We start by showing that if $a\sim U(Z_p^*)$ and $b\sim U(Z_p)$ then for all $k_1\neq k_2\in \mathbb{Z}_p$, $(ak_1+b,ak_2+b)$ is uniformly distributed over $\{(x,y)\in\mathbb{Z}_p^2| x\neq y\}$ (i.e. $h(k_1)$ and $h(k_2)$ are jointly uniform over pairs with different entries, where the randomness is over the choice of $h$).
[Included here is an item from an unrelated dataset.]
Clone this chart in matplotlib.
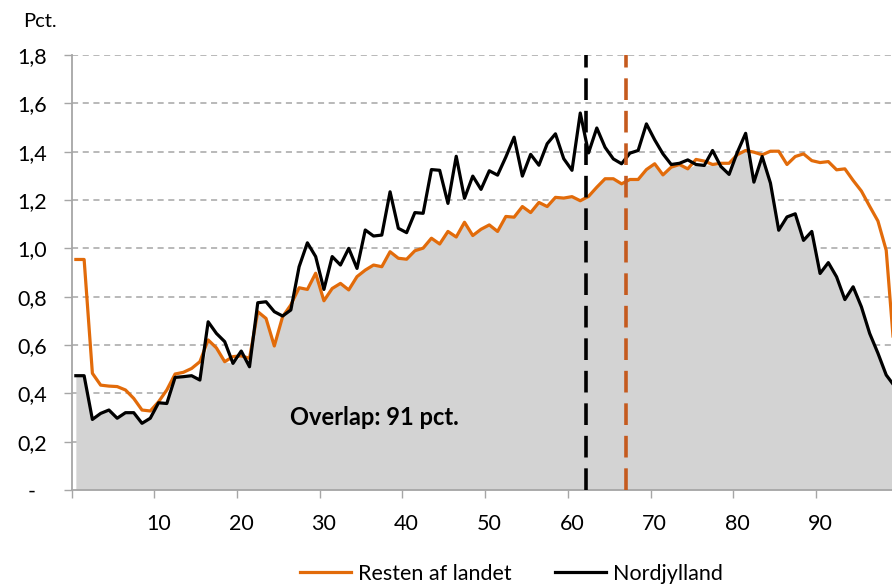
import matplotlib.pyplot as plt
import numpy as np

plt.rcParams['font.family'] = ['Lato', 'DejaVu Sans']

# alder 0-99, andel i pct.
alder = np.arange(0, 100)

resten = [0.954, 0.954, 0.483, 0.434, 0.430, 0.428, 0.414, 0.379, 0.331, 0.327,
          0.365, 0.414, 0.480, 0.487, 0.503, 0.531, 0.621, 0.588, 0.531, 0.552,
          0.555, 0.545, 0.738, 0.710, 0.596, 0.717, 0.766, 0.837, 0.830, 0.897,
          0.783, 0.834, 0.855, 0.828, 0.883, 0.910, 0.931, 0.924, 0.986, 0.959,
          0.955, 0.990, 1.001, 1.042, 1.018, 1.070, 1.047, 1.108, 1.053, 1.079,
          1.097, 1.070, 1.132, 1.129, 1.173, 1.148, 1.190, 1.173, 1.211, 1.208,
          1.214, 1.197, 1.215, 1.253, 1.288, 1.288, 1.267, 1.285, 1.285, 1.326,
          1.350, 1.304, 1.336, 1.347, 1.329, 1.368, 1.361, 1.347, 1.352, 1.352,
          1.388, 1.405, 1.398, 1.387, 1.402, 1.402, 1.347, 1.380, 1.391, 1.363,
          1.355, 1.359, 1.325, 1.329, 1.281, 1.237, 1.174, 1.113, 0.992, 0.560]

nordjylland = [0.473, 0.473, 0.292, 0.317, 0.331, 0.297, 0.320, 0.320, 0.276, 0.297,
               0.361, 0.358, 0.466, 0.469, 0.473, 0.455, 0.696, 0.648, 0.614, 0.524,
               0.575, 0.510, 0.775, 0.779, 0.738, 0.720, 0.745, 0.924, 1.023, 0.966,
               0.830, 0.966, 0.931, 1.000, 0.917, 1.076, 1.051, 1.055, 1.234, 1.083,
               1.065, 1.148, 1.145, 1.326, 1.323, 1.186, 1.381, 1.207, 1.299, 1.244,
               1.321, 1.303, 1.378, 1.460, 1.299, 1.389, 1.344, 1.433, 1.474, 1.371,
               1.323, 1.560, 1.395, 1.498, 1.418, 1.370, 1.350, 1.394, 1.405, 1.515,
               1.449, 1.391, 1.347, 1.352, 1.366, 1.347, 1.343, 1.405, 1.339, 1.306,
               1.398, 1.476, 1.274, 1.380, 1.270, 1.075, 1.130, 1.143, 1.033, 1.070,
               0.896, 0.941, 0.882, 0.788, 0.841, 0.758, 0.648, 0.566, 0.476, 0.430]

# gennemsnitsalder (lodrette streger)
gns_nord = 61.7
gns_resten = 66.5

y_ticks = [0, 0.2, 0.4, 0.6, 0.8, 1.0, 1.2, 1.4, 1.6, 1.8]
y_labels = ['-  ', '0,2', '0,4', '0,6', '0,8', '1,0', '1,2', '1,4', '1,6', '1,8']
x_labels = [10, 20, 30, 40, 50, 60, 70, 80, 90]

orange = '#E26B0A'
orange_dash = '#C55A1E'
grid_col = '#A6A6A6'

fig = plt.figure(figsize=(8.92, 5.86), dpi=100)
ax = fig.add_axes([0.0804, 0.1638, 1 - 0.0804, 0.9061 - 0.1638])

overlap = np.minimum(resten, nordjylland)
ax.fill_between(alder, 0, overlap, color='#D3D3D3', lw=0, zorder=1)

for y in y_ticks[1:]:
    ax.axhline(y, color=grid_col, lw=1.1, ls=(0, (4, 3)), zorder=0.5)

ax.plot(alder, resten, color=orange, lw=2.3, label='Resten af landet', zorder=3)
ax.plot(alder, nordjylland, color='black', lw=2.3, label='Nordjylland', zorder=4)

ax.plot([gns_nord, gns_nord], [0, 1.8], color='black', lw=2.6, ls=(0, (6, 3)), zorder=5)
ax.plot([gns_resten, gns_resten], [0, 1.8], color=orange_dash, lw=2.6, ls=(0, (6, 3)), zorder=5)

ax.text(25.9, 0.30, 'Overlap: 91 pct.', fontsize=17, fontweight='bold', va='center', ha='left')

ax.set_xlim(-0.5, 98.7)
ax.set_ylim(0, 1.8)

ax.set_yticks(y_ticks)
ax.set_yticklabels(y_labels)
ax.tick_params(axis='y', length=6, width=1, color=grid_col, pad=12, labelsize=15.5)

ax.set_xticks(np.arange(-0.5, 90, 10))
ax.set_xticklabels([])
ax.set_xticks(x_labels, minor=True)
ax.set_xticklabels([str(v) for v in x_labels], minor=True)
ax.tick_params(axis='x', which='major', length=6, width=1, color=grid_col)
ax.tick_params(axis='x', which='minor', length=0, pad=17, labelsize=15.5)

for s in ['top', 'right']:
    ax.spines[s].set_visible(False)
for s in ['left', 'bottom']:
    ax.spines[s].set_color(grid_col)
    ax.spines[s].set_linewidth(1.3)

fig.text(0.026, 0.964, 'Pct.', fontsize=14.5, va='center', ha='left')

fig.legend(loc='center', bbox_to_anchor=(0.573, 0.021), ncol=2, frameon=False,
           fontsize=15.5, handlelength=2.4, handletextpad=0.3, columnspacing=2.0)

fig.savefig('out.png', dpi=100)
This is immediate from the fact that for all $(c_1,c_2)\in\mathbb{Z}_p^2$ with $c_1\neq c_2$, the following system of linear equations:

$ \begin{align*} & ak_1+b=c_1 \\ & ak_2+b=c_2 \end{align*} $

has a unique solution over the variables $(a,b)\in Z_p^*\times\mathbb{Z}_p$. Subtracting the second equation from the first yields $a(k_1-k_2)=c_1-c_2$, since $k_1-k_2$ is nonzero we can multiply both sides by its inverse and obtain $a=(k_1-k_2)^{-1}(c_1-c_2)$. If $c_1\neq c_2$, then this is a nonzero solution for $a$, and we can extract $b$ from any of the two equations. Thus, for each pair $(c_1,c_2)$ with $c_1\neq c_2$ there are unique $(a,b)\in Z_p^*\times\mathbb{Z}_p$ such that $\big(h_{a,b}(k_1),h_{a,b}(k_2)\big)=(c_1,c_2)$. This settles your first question.

Now, divide $\mathbb{Z}_p$ into $\lceil p/m\rceil$ buckets, $b_1,...,b_{l=\lceil p/m\rceil}$ as follows: $b_1=\{0,1,...,m-1\}, b_2=\{m,m+1,...,2m-1\}$,...,$b_l=\{m\lfloor p/m\rfloor, m\lceil p/m\rceil+1,...,p-1\}$. Note that each bucket except the last is of size $m$, and no two elements in the same bucket are equivalent modulo $m$. We conclude that the number of different pairs in $\{(x,y)\in\mathbb{Z}_p^2| x\neq y\}$ that are equivalent modulo $m$ is at most $p(\lceil p/m\rceil-1)$, since after choosing the first element, you are left with $\lceil p/m\rceil-1$ elements to choose from (you must pick a different bucket and each bucket provides at most one candidate). Recall that $\big(h_{a,b}(k_1),h_{a,b}(k_2)\big)\sim U(\{(x,y)\in\mathbb{Z}_p^2| x\neq y\})$, so we can finally conclude:

$\Pr\limits_{(a,b)\in\mathbb{Z}_p^*\times\mathbb{Z}_p}\left[h_{a,b}(k_1)=h_{a,b}(k_2)\pmod m\right]=\frac{p(\lceil p/m\rceil-1)}{p(p-1)}\le \frac{1}{m}$

Note that allowing $a$ to take the value $0$ only makes our analysis easier, since now $\big(h(k_1),h(k_2)\big)$ is jointly uniform over $\mathbb{Z}_p^2$, but there is an additionaly probability of $\frac{1}{p}$ that $a=0$ and our hashes will be equivalent modulo $m$, so in this case we will have to settle for an $O(\frac{1}{m})$ bound on the collision probability.